To test whether different bee families and species with different functional traits are associated with different environmental conditions, we used linear mixed models with the values of the environmental variables as response variables, the categorical bee families and functional traits as explanatory variables (bee family, nesting location, trophic specialization, sociality, and kleptoparasitism), and ecoregion level II as a random intercept. We also evaluated the effect of the environmental variables on bee length, by using female and male lengths as response variables, the environmental variables as explanatory variables, and ecoregion as a random intercept.

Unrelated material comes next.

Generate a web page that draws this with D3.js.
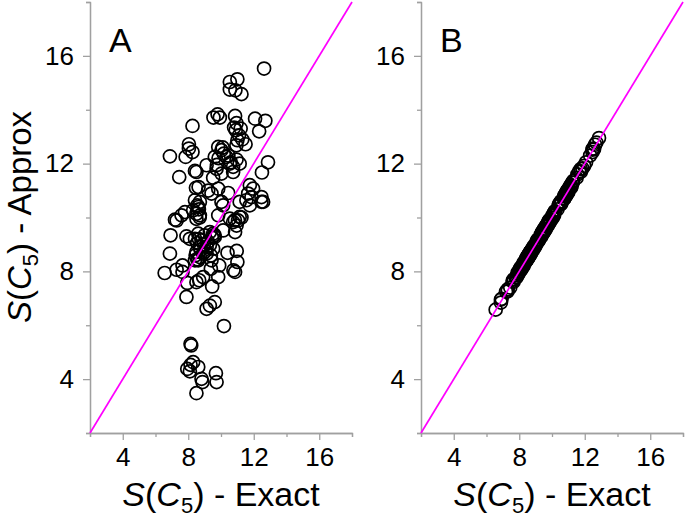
<!DOCTYPE html>
<html><head><meta charset="utf-8">
<script src="https://cdn.jsdelivr.net/npm/d3@7"></script>
<style>body{margin:0;background:#fff;} text{font-family:"Liberation Sans",Arial,sans-serif;}</style>
</head><body><svg id="c" width="685" height="519"></svg>
<script>
// exact S(C5) values (shared by both panels)
const exact = [12.63,11.00,10.54,10.54,10.88,11.25,9.54,9.79,9.93,10.86,12.08,12.71,12.33,8.26,10.80,10.90,11.10,11.00,11.30,11.50,10.94,8.04,8.04,8.26,6.88,7.84,9.83,10.03,10.17,10.33,9.62,10.54,10.74,11.14,12.87,9.73,9.12,8.41,8.50,7.45,9.52,10.03,10.74,12.50,8.47,8.63,9.22,9.42,9.83,10.44,11.76,11.96,11.66,11.86,11.55,11.76,12.47,12.57,12.47,11.14,10.03,10.13,8.41,8.71,8.61,8.30,8.50,8.71,7.80,7.59,7.19,7.29,9.83,10.54,10.74,11.04,11.14,10.13,10.86,6.92,7.89,8.10,8.41,8.61,8.81,9.01,9.32,9.52,9.62,9.32,9.52,9.12,8.71,8.50,8.71,8.61,8.41,8.91,9.12,9.38,9.42,6.88,10.40,10.96,11.00,10.86,10.76,9.89,7.29,7.65,7.65,6.56,7.94,8.67,8.91,8.50,9.46,9.83,9.38,7.89,9.12,9.32,9.62,10.18,8.14,8.18,7.94,8.14,8.30,8.61,8.10,8.81,8.87,9.69,9.73,8.50,8.55,8.65,8.75,8.95,9.05,9.20,9.45,9.60,8.45,8.55,8.65,8.55,8.70,8.50,10.95,10.60,10.45,11.20,10.95,10.10,9.85,9.75,10.85,10.95,11.25];
// panel A: approximate values
const approxA = [15.53,15.13,15.03,14.75,14.72,14.58,13.71,13.83,13.71,13.77,13.67,13.59,13.20,13.40,13.34,13.24,13.05,12.87,12.90,12.72,12.68,12.72,12.56,12.43,12.27,12.25,12.62,12.50,12.37,12.25,12.25,12.00,11.88,12.00,12.05,11.81,11.94,11.73,11.69,11.50,11.48,11.63,11.69,11.67,11.10,11.13,11.00,10.89,11.07,10.91,11.20,11.07,10.89,10.76,10.64,10.45,10.76,10.58,10.58,10.58,10.58,10.45,10.64,10.58,10.39,10.27,10.14,10.08,10.20,10.08,9.92,9.89,10.08,9.96,9.83,9.89,10.02,9.52,9.46,9.34,9.30,9.21,9.21,9.40,9.15,9.34,9.46,9.40,9.28,8.97,8.84,8.90,8.90,8.72,8.53,8.41,8.41,8.66,8.66,8.59,8.41,8.66,8.69,8.76,8.35,7.98,8.04,8.22,8.06,8.22,7.98,7.94,7.57,7.67,7.79,7.60,7.44,7.79,8.10,7.05,6.61,6.73,6.86,5.97,5.31,5.25,4.38,4.53,4.63,4.45,4.29,4.01,3.89,4.22,3.89,3.48,9.05,9.20,8.80,9.00,8.75,9.10,9.25,9.35,8.60,8.45,10.30,10.45,10.00,9.95,12.15,12.05,12.30,13.30,13.50,12.60,12.20,11.95,9.90,9.70,10.00];
// panel B: approximate values
const approxB = [12.70,11.05,10.50,10.60,10.85,11.30,9.50,9.85,9.90,10.92,12.05,12.78,12.30,8.20,10.85,10.86,11.16,10.96,11.36,11.47,11.00,8.00,8.10,8.31,6.95,7.80,9.90,10.00,10.22,10.30,9.68,10.50,10.80,11.10,12.95,9.70,9.18,8.38,8.56,7.40,9.58,10.08,10.70,12.56,8.44,8.68,9.18,9.48,9.80,10.50,11.80,11.92,11.72,11.82,11.60,11.70,12.52,12.54,12.43,11.20,9.98,10.18,8.46,8.68,8.66,8.26,8.54,8.76,7.76,7.64,7.25,7.26,9.88,10.58,10.70,11.09,11.10,10.08,10.82,6.98,7.94,8.06,8.45,8.58,8.86,8.97,9.37,9.48,9.66,9.28,9.56,9.08,8.75,8.46,8.67,8.65,8.37,8.95,9.16,9.34,9.46,6.84,10.44,10.92,11.04,10.90,10.72,9.93,7.33,7.61,7.70,6.58,7.90,8.72,8.87,8.53,9.42,9.86,9.42,7.85,9.15,9.29,9.58,10.23,8.18,8.14,7.98,8.10,8.34,8.57,8.14,8.77,8.91,9.73,9.69,8.46,8.59,8.61,8.79,8.91,9.09,9.16,9.49,9.56,8.49,8.51,8.69,8.59,8.66,8.54,10.99,10.56,10.49,11.16,10.99,10.14,9.81,9.79,10.81,10.91,11.29];
const majorTicks = [4, 8, 12, 16];
const minorTicks = [2, 6, 10, 14, 18];
const domain = [2, 18];
const identityLine = [2, 18];
const panels = [
  {letter: "A", approx: approxA, x0: 90, x1: 352, showYTitle: true},
  {letter: "B", approx: approxB, x0: 421, x1: 683, showYTitle: false}
];

const svg = d3.select("#c");
const axisColor = "#a0a0a0";

function titleText(g, rest) {
  g.append("tspan").attr("font-style", "italic").text("S");
  g.append("tspan").text("(");
  g.append("tspan").attr("font-style", "italic").text("C");
  g.append("tspan").attr("font-size", 22).attr("dy", 7).text("5");
  g.append("tspan").attr("dy", -7).text(")" + rest);
}

panels.forEach(p => {
  const x = d3.scaleLinear().domain(domain).range([p.x0, p.x1]);
  const y = d3.scaleLinear().domain(domain).range([433, 2]);
  const g = svg.append("g");

  // minor ticks
  g.append("g").attr("transform", "translate(0,433)")
    .call(d3.axisBottom(x).tickValues(minorTicks).tickSize(4).tickFormat(""))
    .call(a => { a.selectAll("line,path").attr("stroke", axisColor).attr("stroke-width", 1.3); });
  g.append("g").attr("transform", `translate(${p.x0},0)`)
    .call(d3.axisLeft(y).tickValues(minorTicks).tickSize(4).tickFormat(""))
    .call(a => { a.selectAll("line,path").attr("stroke", axisColor).attr("stroke-width", 1.3); });
  // major ticks
  g.append("g").attr("transform", "translate(0,433)")
    .call(d3.axisBottom(x).tickValues(majorTicks).tickSize(7).tickSizeOuter(0).tickPadding(8))
    .call(a => {
      a.selectAll("line,path").attr("stroke", axisColor).attr("stroke-width", 1.3);
      a.selectAll("text").attr("font-size", 26).attr("fill", "#000")
        .attr("font-family", "'Liberation Sans', Arial, sans-serif");
    });
  g.append("g").attr("transform", `translate(${p.x0},0)`)
    .call(d3.axisLeft(y).tickValues(majorTicks).tickSize(7).tickSizeOuter(0).tickPadding(9))
    .call(a => {
      a.selectAll("line,path").attr("stroke", axisColor).attr("stroke-width", 1.3);
      a.selectAll("text").attr("font-size", 26).attr("fill", "#000")
        .attr("font-family", "'Liberation Sans', Arial, sans-serif");
    });

  // points
  g.append("g").selectAll("circle").data(exact.map((e, i) => [e, p.approx[i]]))
    .join("circle")
    .attr("cx", d => x(d[0])).attr("cy", d => y(d[1])).attr("r", 6.5)
    .attr("fill", "none").attr("stroke", "#000").attr("stroke-width", 1.7);

  // identity line
  g.append("line")
    .attr("x1", x(identityLine[0])).attr("y1", y(identityLine[0]))
    .attr("x2", x(identityLine[1])).attr("y2", y(identityLine[1]))
    .attr("stroke", "#ff00ff").attr("stroke-width", 1.7);

  // panel letter
  g.append("text").attr("x", p.x0 + 19).attr("y", 52)
    .attr("font-size", 34).text(p.letter);

  // x title
  const xt = g.append("text").attr("x", (p.x0 + p.x1) / 2).attr("y", 506)
    .attr("text-anchor", "middle").attr("font-size", 34);
  titleText(xt, " - Exact");

  if (p.showYTitle) {
    const yt = g.append("text").attr("transform", "translate(31,217) rotate(-90)")
      .attr("text-anchor", "middle").attr("font-size", 33);
    titleText(yt, " - Approx");
  }
});
</script></body></html>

We assessed the phylogenetic conservatism of bee functional traits to examine possible correlations between bee phylogenetic and functional diversity. To study phylogenetic conservatism, we evaluated the correlation between the phylogenetic and functional distance matrices, and computed the phylogenetic signal of all studied functional traits but nesting location (since the estimation of phylogenetic signals for categorical variables with more than 2 levels is non-trivial 58). We evaluated the phylogenetic signal of female and male total length using Pagel’s λ, assuming Brownian motion 59, and using package ‘phyloint’ v.0.1 60. We computed the phylogenetic signal of trophic specialization, sociality, and kleptoparasitism using the D index, assuming Brownian motion 61, and using package ‘caper’ v.1.0.2 62.
For all models, we evaluated model assumptions, including normality of the residuals, homoscedasticity, and presence of outliers and influential observations. We performed all the analyses using R v.4.2.0 and packages ‘nlme’ v.3.1.157 63 and ‘MuMIn’ v.1.47.1 64.